As an example, assume that the register BND0 holds bounds for a pointer having access allowed for the range between 0x32 and 0x71. The values present on bnd0raw and bnd registers are presented as follows:

     	bnd0raw = {0x32, 0xffffffff8e}
     	bnd0 = {lbound = 0x32, ubound = 0x71} : size 64

This way the raw value can be accessed via bnd0raw...bnd3raw. Any change on bnd0...bnd3 or bnd0raw...bnd3raw is reflect on its counterpart. When the bnd0...bnd3 registers are displayed via Python, the display includes the memory size, in bits, accessible to the pointer.

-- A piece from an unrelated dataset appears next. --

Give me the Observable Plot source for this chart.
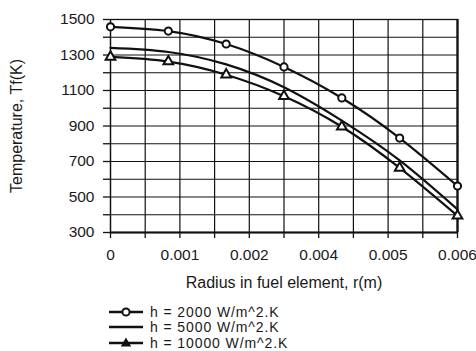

Bounds can also be stored in bounds tables, which are stored in application memory. These tables store bounds for pointers by specifying the bounds pointer's value along with its bounds. Evaluating and changing bounds located in bound tables is therefore interesting while investigating bugs on MPX context. gdb provides commands for this purpose:

show mpx bound pointer
Display bounds of the given pointer.
set mpx bound pointer, lbound, ubound
Set the bounds of a pointer in the bound table. This command takes three parameters: pointer is the pointers whose bounds are to be changed, lbound and ubound are new values for lower and upper bounds respectively.

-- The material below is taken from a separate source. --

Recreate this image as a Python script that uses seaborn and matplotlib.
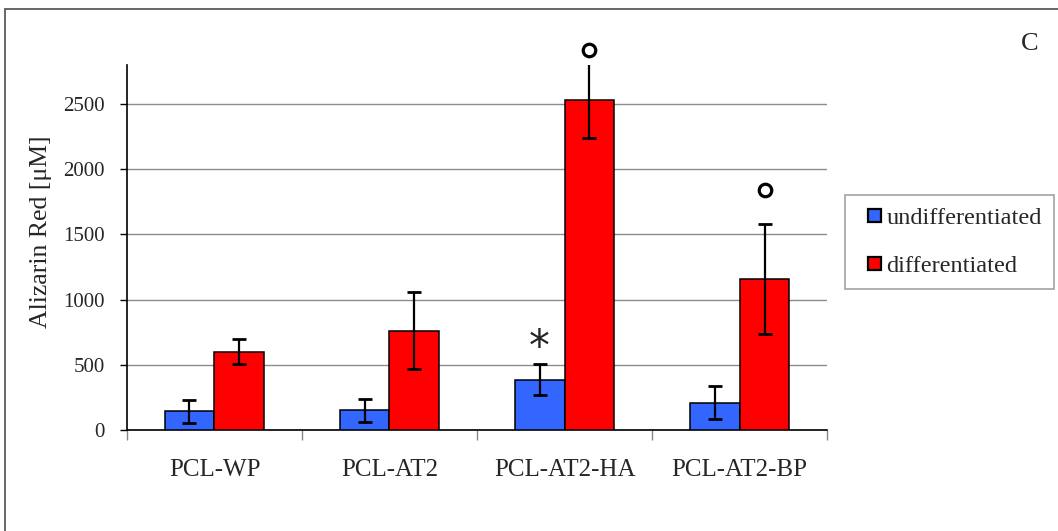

When you call an inferior function on an Intel MPX enabled program, GDB sets the inferior's bound registers to the init (disabled) state before calling the function. As a consequence, bounds checks for the pointer arguments passed to the function will always pass.

This is necessary because when you call an inferior function, the program is usually in the middle of the execution of other function. Since at that point bound registers are in an arbitrary state, not clearing them would lead to random bound violations in the called function.

You can still examine the influence of the bound registers on the execution of the called function by stopping the execution of the called function at its prologue, setting bound registers, and continuing the execution. For example:

     	$ break *upper
     	Breakpoint 2 at 0x4009de: file i386-mpx-call.c, line 47.
     	$ print upper (a, b, c, d, 1)
     	Breakpoint 2, upper (a=0x0, b=0x6e0000005b, c=0x0, d=0x0, len=48)....
     	$ print $bnd0
     	{lbound = 0x0, ubound = ffffffff} : size -1

At this last step the value of bnd0 can be changed for investigation of bound violations caused along the execution of the call. In order to know how to set the bound registers or bound table for the call consult the ABI.


Footnotes

[1] The register named with capital letters represent the architecture registers.